NEW YORK (TheStreet) -- BMO Capital Markets initiated coverage on Splunk  (SPLK - Get Report) stock with an "outperform" rating on Friday. The firm set a price target of $55 on the stock.

The software provider's total addressable market will increase by an average of 11% during the next few years, BMO said. Splunk's total addressable market during 2015 was about $41 billion, according to the firm. 

Splunk faces opportunities such as its security business, which BMO projects will rise by 40% during fiscal 2017, the firm said.

"Given that we project less than $900 million in fiscal 2017 revenues, we believe that Splunk has a lot of room for growth," BMO said. 

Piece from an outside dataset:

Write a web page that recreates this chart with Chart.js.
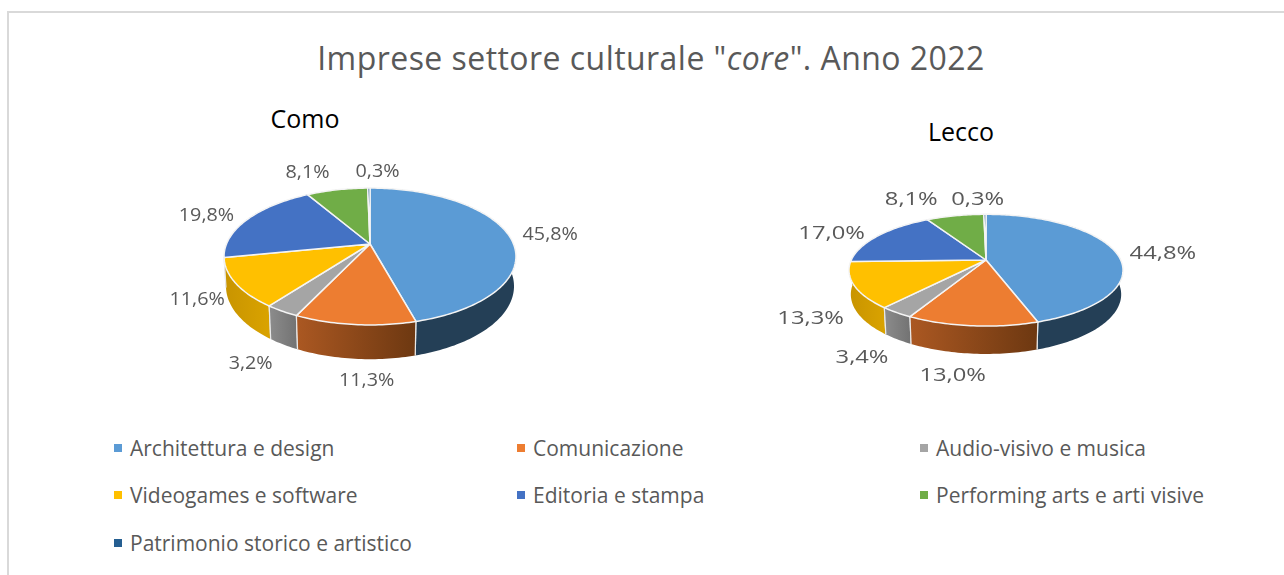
<!DOCTYPE html>
<html>
<head>
<meta charset="utf-8">
<title>Imprese settore culturale core</title>
<script src="https://cdn.jsdelivr.net/npm/chart.js@4"></script>
<style>
  html, body { margin: 0; padding: 0; background: #fff; width: 1284px; height: 575px; overflow: hidden; }
  #frame { position: absolute; left: 7px; top: 11px; width: 1290px; height: 600px; border: 2px solid #d9d9d9; }
  canvas { position: absolute; }
  .txt { position: absolute; white-space: nowrap; font-family: "Open Sans", sans-serif; transform: translate(-50%, -50%); }
  #title { left: 651px; top: 57px; font-size: 32px; color: #595959; letter-spacing: 0.45px; }
  .sub { font-size: 25px; color: #000; }
  #legend { position: absolute; left: 114px; top: 424px; display: grid; grid-template-columns: 403px 403px 403px; grid-auto-rows: 47.5px; }
  .item { display: flex; align-items: center; font-family: "Open Sans", sans-serif; font-size: 21px; color: #595959; white-space: nowrap; }
  .item i { display: block; width: 8px; height: 8px; margin-right: 8px; }
</style>
</head>
<body>
<div id="frame"></div>
<div id="title" class="txt">Imprese settore culturale "<em>core</em>". Anno 2022</div>
<div class="txt sub" style="left:305px;top:118px">Como</div>
<div class="txt sub" style="left:961px;top:131px">Lecco</div>
<div id="legend"></div>
<canvas id="como" width="480" height="480" style="left:130px;top:4px"></canvas>
<canvas id="lecco" width="480" height="480" style="left:746px;top:20px"></canvas>
<script>
const categories = ["Architettura e design", "Comunicazione", "Audio-visivo e musica", "Videogames e software", "Editoria e stampa", "Performing arts e arti visive", "Patrimonio storico e artistico"];
const comoValues = [45.8, 11.3, 3.2, 11.6, 19.8, 8.1, 0.3];
const leccoValues = [44.8, 13.0, 3.4, 13.3, 17.0, 8.1, 0.3];
const colors = ["#5b9bd5", "#ed7d31", "#a5a5a5", "#ffc000", "#4472c4", "#70ad47", "#255e91"];
const wallLeft = ["#243f56", "#ab5822", "#8c8c8c", "#c89400", "#2c4a80", "#44692b", "#16395a"];
const wallRight = ["#243f56", "#6d3811", "#727272", "#daa300", "#2c4a80", "#44692b", "#16395a"];

// fake 3D: project the flat arc through a perspective tilt
const TILT = 0.1825;

function project(t, R, squash, depth) {
  const u = Math.cos(t), v = Math.sin(t);
  const far = depth > 0 ? 0.013 : 0;
  const w = 1 - TILT * v + far;
  return { x: R * u / w, y: (R * squash * v + depth) / w };
}

function rim(a, t1, t2, squash, depth) {
  const pts = [];
  const n = Math.max(2, Math.ceil(Math.abs(t2 - t1) / 0.02));
  for (let i = 0; i <= n; i++) {
    const t = t1 + (t2 - t1) * i / n;
    const p = project(t, a.outerRadius, squash, depth);
    pts.push({ x: a.x + p.x, y: a.y + p.y });
  }
  return pts;
}

const pie3d = {
  id: 'pie3d',
  beforeDatasetDraw(chart, args, opts) {
    const ctx = chart.ctx;
    const arcs = args.meta.data.map(el => el.getProps(['x', 'y', 'startAngle', 'endAngle', 'outerRadius'], true));
    const depth = opts.depth, squash = opts.squash;

    // walls, back to front
    const order = arcs.map((a, i) => i).sort((p, q) =>
      Math.sin((arcs[p].startAngle + arcs[p].endAngle) / 2) - Math.sin((arcs[q].startAngle + arcs[q].endAngle) / 2));
    order.forEach(i => {
      const a = arcs[i];
      const top = rim(a, a.startAngle, a.endAngle, squash, 0);
      const bottom = rim(a, a.endAngle, a.startAngle, squash, depth);
      const pts = top.concat(bottom);
      const xs = pts.map(p => p.x);
      const g = ctx.createLinearGradient(Math.min(...xs), 0, Math.max(...xs), 0);
      g.addColorStop(0, wallLeft[i]);
      g.addColorStop(1, wallRight[i]);
      ctx.beginPath();
      pts.forEach((p, k) => k ? ctx.lineTo(p.x, p.y) : ctx.moveTo(p.x, p.y));
      ctx.closePath();
      ctx.fillStyle = g;
      ctx.fill();
      // seams between wall pieces
      ctx.strokeStyle = '#e9e9e9';
      ctx.lineWidth = 1.2;
      [[top[0], bottom[bottom.length - 1]], [top[top.length - 1], bottom[0]]].forEach(s => {
        if (Math.sin(Math.atan2(s[0].y - a.y, s[0].x - a.x)) > 0.05) {
          ctx.beginPath();
          ctx.moveTo(s[0].x, s[0].y);
          ctx.lineTo(s[1].x, s[1].y);
          ctx.stroke();
        }
      });
    });

    // top faces
    arcs.forEach((a, i) => {
      ctx.beginPath();
      ctx.moveTo(a.x, a.y);
      rim(a, a.startAngle, a.endAngle, squash, 0).forEach(p => ctx.lineTo(p.x, p.y));
      ctx.closePath();
      ctx.fillStyle = colors[i];
      ctx.fill();
      ctx.strokeStyle = '#f4f4f4';
      ctx.lineWidth = 1.5;
      ctx.lineJoin = 'round';
      ctx.stroke();
    });

    // value labels
    ctx.font = opts.font;
    ctx.fillStyle = '#595959';
    ctx.textAlign = 'center';
    ctx.textBaseline = 'middle';
    arcs.forEach((a, i) => {
      const value = chart.data.datasets[0].data[i];
      const txt = value.toFixed(1).replace('.', ',') + '%';
      const mid = (a.startAngle + a.endAngle) / 2;
      const p = project(mid, a.outerRadius, squash, 0);
      const hw = ctx.measureText(txt).width * opts.stretch / 2;
      const lx = a.x + p.x + Math.cos(mid) * (hw + 6) + opts.nudge[i][0];
      const ly = a.y + p.y + Math.sin(mid) * 12 + (Math.sin(mid) > 0 ? depth * Math.sin(mid) : 0) + opts.nudge[i][1];
      ctx.save();
      ctx.translate(lx, ly);
      ctx.scale(opts.stretch, 1);
      ctx.fillText(txt, 0, 0);
      ctx.restore();
    });
    return false;
  }
};

function makePie(id, values, padding, labelOpts) {
  return new Chart(document.getElementById(id), {
    type: 'pie',
    data: { labels: categories, datasets: [{ data: values, backgroundColor: colors, borderWidth: 0 }] },
    plugins: [pie3d],
    options: {
      responsive: false,
      animation: false,
      events: [],
      layout: { padding: padding },
      plugins: { legend: { display: false }, tooltip: { enabled: false }, pie3d: labelOpts }
    }
  });
}

makePie('como', comoValues, 96.5, {
  squash: 0.461, depth: 29.5, font: '19px "Open Sans"', stretch: 1.04,
  nudge: [[8, 1], [15, 15], [-17, 17], [-10, -6], [-11, 2], [-22, -6], [9, -4]]
});
makePie('lecco', leccoValues, 105.3, {
  squash: 0.401, depth: 24, font: '19px "Open Sans"', stretch: 1.25,
  nudge: [[9, 4], [-16, 14], [-16, 15], [-8, 18], [-12, 4], [-35, -5], [-7, -3]]
});

const legendEl = document.getElementById('legend');
categories.forEach((c, i) => {
  const item = document.createElement('div');
  item.className = 'item';
  const sw = document.createElement('i');
  sw.style.background = colors[i];
  item.appendChild(sw);
  item.appendChild(document.createTextNode(c));
  legendEl.appendChild(item);
});
</script>
</body>
</html>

Splunk stock is up by 1% to $46.60 in pre-market trading on Friday. 

Recently, TheStreet Ratings objectively rated this stock according to its "risk-adjusted" total return prospect over a 12-month investment horizon. Not based on the news in any given day, the rating may differ from Jim Cramer's view or that of this articles's author.

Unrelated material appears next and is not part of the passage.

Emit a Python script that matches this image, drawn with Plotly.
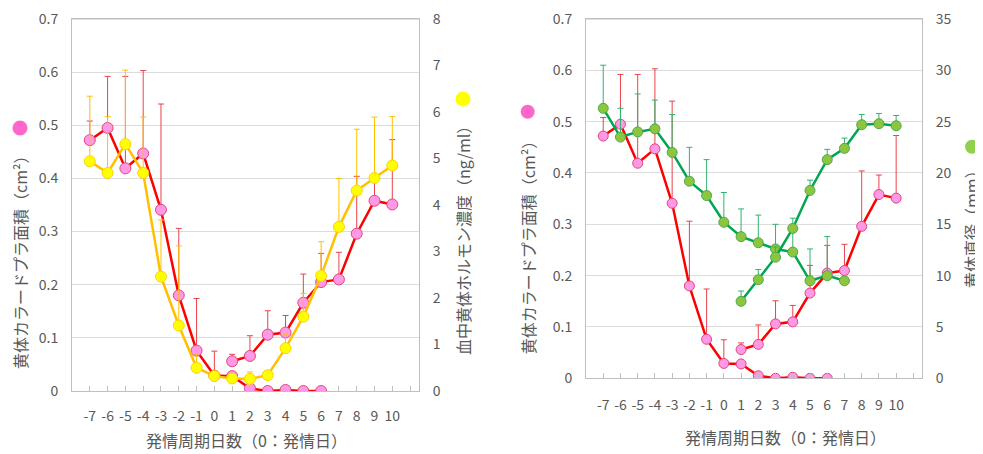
import plotly.graph_objects as go

# ---------------- data ----------------
days_all = [-7, -6, -5, -4, -3, -2, -1, 0, 1, 2, 3, 4, 5, 6, 7, 8, 9, 10]
days_old_pink = [-7, -6, -5, -4, -3, -2, -1, 0, 1, 2, 3, 4, 5, 6]
days_old_green = [-7, -6, -5, -4, -3, -2, -1, 0, 1, 2, 3, 4, 5, 6, 7]
days_new = [1, 2, 3, 4, 5, 6, 7, 8, 9, 10]
tick_days = [-7, -6, -5, -4, -3, -2, -1, 0, 1, 2, 3, 4, 5, 6, 7, 8, 9, 10, 11]
tick_text = ["-7", "-6", "-5", "-4", "-3", "-2", "-1", "0", "1", "2", "3", "4", "5", "6", "7", "8", "9", "10", ""]

# corpus luteum colour-Doppler area (cm2): regressing CL and new CL
area_old = [0.472, 0.495, 0.419, 0.447, 0.341, 0.180, 0.076, 0.029, 0.028, 0.005, 0.000, 0.002, 0.000, 0.000]
area_old_err = [0.036, 0.097, 0.173, 0.156, 0.199, 0.126, 0.098, 0.046, 0.0, 0.0, 0.0, 0.0, 0.0, 0.0]
area_new = [0.056, 0.066, 0.106, 0.110, 0.166, 0.205, 0.210, 0.296, 0.358, 0.351]
area_new_err = [0.013, 0.038, 0.045, 0.032, 0.054, 0.054, 0.051, 0.108, 0.038, 0.122]

# blood progesterone (ng/ml)
prog = [4.94, 4.69, 5.31, 4.69, 2.46, 1.41, 0.50, 0.32, 0.27, 0.26, 0.34, 0.92, 1.60, 2.48, 3.53, 4.31, 4.58, 4.85]
prog_err = [1.40, 1.21, 1.59, 1.20, 1.22, 1.71, 0.30, 0.10, 0.10, 0.15, 0.10, 0.30, 0.50, 0.73, 1.04, 1.32, 1.31, 1.05]

# corpus luteum diameter (mm)
diam_old = [26.3, 23.5, 24.0, 24.3, 22.0, 19.2, 17.8, 15.2, 13.8, 13.2, 12.6, 12.3, 9.5, 10.0, 9.5]
diam_old_err = [4.2, 2.8, 3.7, 2.8, 3.7, 3.3, 3.5, 2.9, 2.7, 2.7, 2.4, 2.6, 3.1, 3.8, 0.0]
diam_new = [7.5, 9.6, 11.8, 14.6, 18.3, 21.3, 22.4, 24.7, 24.8, 24.6]
diam_new_err = [1.0, 1.0, 1.0, 1.0, 1.0, 1.0, 1.0, 1.0, 1.0, 1.0]

# ---------------- styles ----------------
OX, OY = 8, 8          # page body margin offset
W, H = 983 - OX, 454 - OY
FONT = "Noto Sans CJK JP"
TXT = "#595959"
PINK_FILL, PINK_LINE = "#FF99E6", "#E0457F"
RED, RED_ERR = "#FF0000", "#E8434B"
YEL_FILL, YEL_LINE, ORANGE = "#FFFF00", "#FFD200", "#FFC000"
GRN_FILL, GRN_LINE, GREEN, GRN_ERR = "#8CC63F", "#4DA84D", "#00A650", "#30B46C"
BOX = "#BFBFBF"
GRID = "#DCDCDC"


def px(x):
    return (x - OX) / W


def py(y):
    return 1 - (y - OY) / H


def series(x, y, err, xa, ya, line_c, fill_c, edge_c, err_c, size=11):
    return go.Scatter(
        x=x, y=y, xaxis=xa, yaxis=ya, mode="lines+markers",
        line=dict(color=line_c, width=2.5),
        marker=dict(size=size, color=fill_c, line=dict(color=edge_c, width=1)),
        error_y=dict(type="data", array=err, arrayminus=[0] * len(err), symmetric=False,
                     color=err_c, thickness=1, width=3),
        showlegend=False, hoverinfo="x+y",
    )


fig = go.Figure()
# left panel
fig.add_trace(series(days_old_pink, area_old, area_old_err, "x", "y", RED, PINK_FILL, PINK_LINE, RED_ERR))
fig.add_trace(series(days_new, area_new, area_new_err, "x", "y", RED, PINK_FILL, PINK_LINE, RED_ERR))
fig.add_trace(series(days_all, prog, prog_err, "x", "y2", ORANGE, YEL_FILL, YEL_LINE, ORANGE))
# right panel
fig.add_trace(series(days_old_pink, area_old, area_old_err, "x2", "y3", RED, PINK_FILL, PINK_LINE, RED_ERR, 10))
fig.add_trace(series(days_new, area_new, area_new_err, "x2", "y3", RED, PINK_FILL, PINK_LINE, RED_ERR, 10))
fig.add_trace(series(days_old_green, diam_old, diam_old_err, "x2", "y4", GREEN, GRN_FILL, GRN_LINE, GRN_ERR, 10))
fig.add_trace(series(days_new, diam_new, diam_new_err, "x2", "y4", GREEN, GRN_FILL, GRN_LINE, GRN_ERR, 10))

xcommon = dict(range=[-8, 11.5], tickmode="array", tickvals=tick_days, ticktext=tick_text,
               ticks="inside", ticklen=5, tickcolor=BOX, showline=True, linecolor=BOX, mirror=True,
               showgrid=False, zeroline=False, tickfont=dict(size=14, color=TXT, family=FONT),
               automargin=False, ticklabeloverflow="allow")
ycommon = dict(showline=True, linecolor=BOX, zeroline=False, ticks="", automargin=False,
               tickfont=dict(size=14, color=TXT, family=FONT), ticklabelstandoff=10,
               ticklabeloverflow="allow")

fig.update_layout(
    width=W, height=H, margin=dict(l=0, r=0, t=0, b=0, pad=0, autoexpand=False),
    autosize=False,
    paper_bgcolor="white", plot_bgcolor="white",
    font=dict(family=FONT, color=TXT),
    xaxis=dict(domain=[px(72), px(419)], anchor="y", ticklabelstandoff=12, **xcommon),
    yaxis=dict(domain=[py(391), py(19)], anchor="x", range=[0, 0.7], dtick=0.1,
               showgrid=True, gridcolor=GRID, mirror=True, tickformat=".1~f", **ycommon),
    yaxis2=dict(overlaying="y", side="right", anchor="x", range=[0, 8], dtick=1,
                showgrid=False, **ycommon),
    xaxis2=dict(domain=[px(586), px(922)], anchor="y3", ticklabelstandoff=14, **xcommon),
    yaxis3=dict(domain=[py(378.3), py(19)], anchor="x2", range=[0, 0.7], dtick=0.1,
                showgrid=True, gridcolor=GRID, mirror=True, tickformat=".1~f", **ycommon),
    yaxis4=dict(overlaying="y3", side="right", anchor="x2", range=[0, 35], dtick=5,
                showgrid=False, **ycommon),
)

ann = []
def title(text, x, y, angle=0):
    ann.append(dict(text=text, x=px(x), y=py(y), xref="paper", yref="paper", showarrow=False,
                    textangle=angle, xanchor="center", yanchor="middle",
                    font=dict(size=16, color=TXT, family=FONT)))

title("黄体カラードプラ面積（cm²）", 20, 258, -90)
title("血中黄体ホルモン濃度（ng/ml）", 463, 237, -90)
title("発情周期日数（0：発情日）", 246, 440)
title("黄体カラードプラ面積（cm²）", 527.7, 243.5, -90)
title("黄体直径（mm）", 971, 225, -90)
title("発情周期日数（0：発情日）", 785, 437)
fig.update_layout(annotations=ann)

shapes = []
def dot(x, y, color, r=7.5):
    shapes.append(dict(type="circle", xref="paper", yref="paper", xsizemode="pixel", ysizemode="pixel",
                       xanchor=px(x), yanchor=py(y), x0=-r, x1=r, y0=-r, y1=r,
                       fillcolor=color, line=dict(width=0)))

dot(20, 128, "#FF66CC")
dot(463, 99, "#FFFF00")
dot(527.7, 111.7, "#FF66CC", 7)
dot(972, 146.7, "#92D050", 7)
# top border of each plotting area
for xd, yd in (("x domain", "y domain"), ("x2 domain", "y3 domain")):
    shapes.append(dict(type="line", xref=xd, yref=yd, x0=0, x1=1, y0=1, y1=1,
                       line=dict(color=BOX, width=1), layer="above"))
fig.update_layout(shapes=shapes)

fig.write_html("out.html")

TheStreet Ratings rates this stock as a "sell" with a ratings score of D. This is driven by multiple weaknesses, which we believe should have a greater impact than any strengths, and could make it more difficult for investors to achieve positive results compared to most of the stocks we cover. The company's weaknesses can be seen in multiple areas, such as its deteriorating net income, disappointing return on equity, generally disappointing historical performance in the stock itself and feeble growth in its earnings per share.